Les sujets débattus et le mode du débat sont stupéfiants. Il s’agit effectivement d’esprits fermés (sorte de réalisation à un niveau superlatif et en mode postmoderne du Closing of the American Mind des années 1980, de Allan David Blum) ; il s’agit d’un autisme d’une forme tout à fait nouvelle, postmoderne, et d’une force extraordinaire. Il faut tout cela pour discuter sérieusement du rôle d’anti-missiles basés en Pologne, éventuellement contre un lanceur de roquettes du Hezbollah camouflé dans la forêt de la frontière Sud du Liban. Il est vrai qu’à telle enseigne, on peut imaginer une attaque contre un pakistanais suspect sortant d’un café d’un village de la frontière afghane, qui vient d’allumer une cigarette d’une marque répertoriée sur la “liste noire”, avec le tir d’un SLBM Trident reconfiguré en arbalète anti-terroriste.
Le plus exaltant pour ceux qui ont le sens ubuesque des choses, c’est que tous ces projets de bandes dessinées des années cinquante (du temps du maccarthysme et de LeMay à la tête du SAC) semblent conçus comme des réalités probables encore plus que possibles. Le mélange qui est fait des gigantesques moyens nucléaires et de leurs contre-mesures, avec des menaces totalement hypothétiques et irrationnelles, ou des cibles absolument dérisoires, mesure l’autisme dont nous parlons.
Là-dessus, sur le cimier de projets et de programmes aussi rocambolesques, Obering en rajoute dans le sens du froid calcul de la dissuasion nucléaire. Les BMD en Pologne, sur la frontière russe, sont moins dangereux pour les Russes que des BMD qu’on mettrait chez Tony Blair. Voyez la sagesse du Pentagone qui préfère la Pologne à l’Angleterre pour ne pas effrayer les Russes? On sait que, bientôt, le Pentagone jugera qu’il fait une concession de taille aux généraux russes en déployant ses anti-missiles en Pologne.

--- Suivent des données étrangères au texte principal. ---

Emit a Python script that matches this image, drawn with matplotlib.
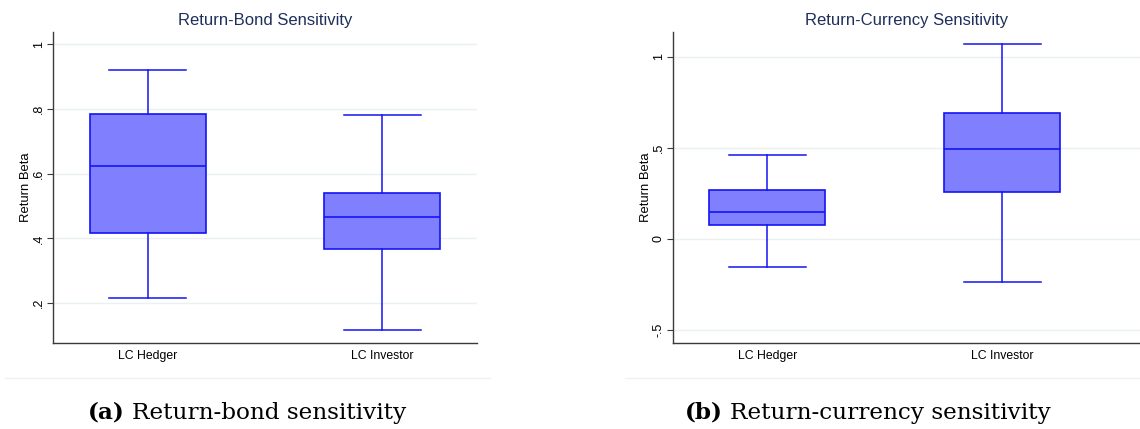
import numpy as np
import matplotlib.pyplot as plt
from matplotlib.lines import Line2D

# box statistics per investor group: lower whisker, q1, median, q3, upper whisker
groups = ["LC Hedger", "LC Investor"]

bond_low = [0.217, 0.117]
bond_q1 = [0.418, 0.367]
bond_med = [0.624, 0.466]
bond_q3 = [0.784, 0.540]
bond_high = [0.920, 0.782]

fx_low = [-0.154, -0.236]
fx_q1 = [0.075, 0.256]
fx_med = [0.146, 0.493]
fx_q3 = [0.269, 0.688]
fx_high = [0.461, 1.069]

bond_ticks = [0.2, 0.4, 0.6, 0.8, 1.0]
bond_ticklabels = [".2", ".4", ".6", ".8", "1"]
fx_ticks = [-0.5, 0, 0.5, 1.0]
fx_ticklabels = ["-.5", "0", ".5", "1"]

W, H = 1140, 429
fig = plt.figure(figsize=(W / 100, H / 100), dpi=100)

sans = "Liberation Sans"
fill = "#8080ff"
edge = "#1414f5"
grid_c = "#eaf1f2"
spine_c = "#3a3a3a"
title_c = "#1f2f5c"


def stats(low, q1, med, q3, high):
    out = []
    for i in range(len(low)):
        out.append(dict(whislo=low[i], q1=q1[i], med=med[i], q3=q3[i],
                        whishi=high[i], fliers=[], label=groups[i]))
    return out


def panel(rect, data, ylim, xlim, ticks, ticklabels, title):
    ax = fig.add_axes(rect)
    ax.bxp(stats(*data), positions=[1, 2], widths=0.494, capwidths=0.33,
           showfliers=False, patch_artist=True,
           boxprops=dict(facecolor=fill, edgecolor=edge, linewidth=1.2),
           medianprops=dict(color=edge, linewidth=1.2),
           whiskerprops=dict(color=edge, linewidth=1.1),
           capprops=dict(color=edge, linewidth=1.1))
    ax.set_xlim(*xlim)
    ax.set_ylim(*ylim)
    ax.set_yticks(ticks)
    ax.set_yticklabels(ticklabels, rotation=90, va="center", family=sans, fontsize=9)
    ax.set_xticks([1, 2])
    ax.set_xticklabels(groups, family=sans, fontsize=8.8)
    ax.tick_params(axis="y", length=4, width=0.8, color=spine_c, pad=2)
    ax.tick_params(axis="x", length=0, pad=5)
    ax.yaxis.grid(True, color=grid_c, linewidth=1.0)
    ax.set_axisbelow(True)
    for s in ["top", "right"]:
        ax.spines[s].set_visible(False)
    for s in ["left", "bottom"]:
        ax.spines[s].set_color(spine_c)
        ax.spines[s].set_linewidth(1.0)
    ax.set_ylabel("Return Beta", family=sans, fontsize=9.4, labelpad=1)
    ax.set_title(title, family=sans, fontsize=12, color=title_c, pad=5)
    return ax


def px_rect(x0, x1, y_top, y_bot):
    return [x0 / W, 1 - y_bot / H, (x1 - x0) / W, (y_bot - y_top) / H]


panel(px_rect(53.3, 477, 32, 343),
      (bond_low, bond_q1, bond_med, bond_q3, bond_high),
      (0.077, 1.038), (0.598, 2.403), bond_ticks, bond_ticklabels,
      "Return-Bond Sensitivity")

panel(px_rect(673.3, 1140, 32, 343),
      (fx_low, fx_q1, fx_med, fx_q3, fx_high),
      (-0.571, 1.135), (0.6, 2 + (1140 - 1002.3) / 235), fx_ticks, fx_ticklabels,
      "Return-Currency Sensitivity")

# faint separators under each panel
fig.add_artist(Line2D([5 / W, 490 / W], [1 - 378 / H] * 2, color="#f1f1f1", lw=1))
fig.add_artist(Line2D([625 / W, 1140 / W], [1 - 378 / H] * 2, color="#f1f1f1", lw=1))

# sub-captions
serif = "DejaVu Serif"
fig.canvas.draw()
for x0, tag, text in [(88, "(a)", "Return-bond sensitivity"),
                      (685, "(b)", "Return-currency sensitivity")]:
    t = fig.text(x0 / W, 1 - 419 / H, tag, family=serif, fontsize=16.7,
                 weight="bold", va="baseline")
    bb = t.get_window_extent(fig.canvas.get_renderer())
    fig.text((bb.x1 + 7) / W, 1 - 419 / H, text, family=serif, fontsize=16.7,
             va="baseline")

fig.savefig("out.png", dpi=100)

La dialectique grotesque de la guerre contre la terreur a complètement perverti la logique de la dissuasion, sans la supprimer complètement pourtant puisqu’elle ressurgit impérativement au gré de la spéciosité de l’argument. C’est la pire des confusions intellectuelles et psychologiques, où un tireur de roquettes du Hezbollah est mis sur le même plan d’urgence et de danger qu’un escadron d’ICBM Topol M des forces stratégiques russes. Tous les spécialistes patentés de la chose en Europe, les grands “guerriers froids” qui ont fait leurs preuves, du Premier ministre tchèque Mirek Topolanek au Premier ministre danois Rasmussen, soutiennent à fond la dialectique pentagonesque. (Selon AFP : «Denmark’s Prime Minister Anders Fogh Rasmussen said March 7 he supported the proposed U.S. anti-missile defense shield to be based in Eastern Europe. “It is clear that the shield is a defense against rogue nations, terrorists and others who might think they can fire missiles onto our heads,” Rasmussen told journalists after a meeting of the Danish parliament’s foreign affairs commission.»)
Les irresponsables soutiennent en masse les autistes et la caravane des anti-missiles globaux poursuit son chemin, guidée par sa seule sagesse : «What the Pentagon is now trying to create is a layered missile defence system, deployed across the globe and capable of destroying ballistic missiles in the boost, mid-course and terminal phases of flight.» La crise européenne qui va s’amplifier aura donc une signification globale, ce qui nous redonne du coeur au ventre.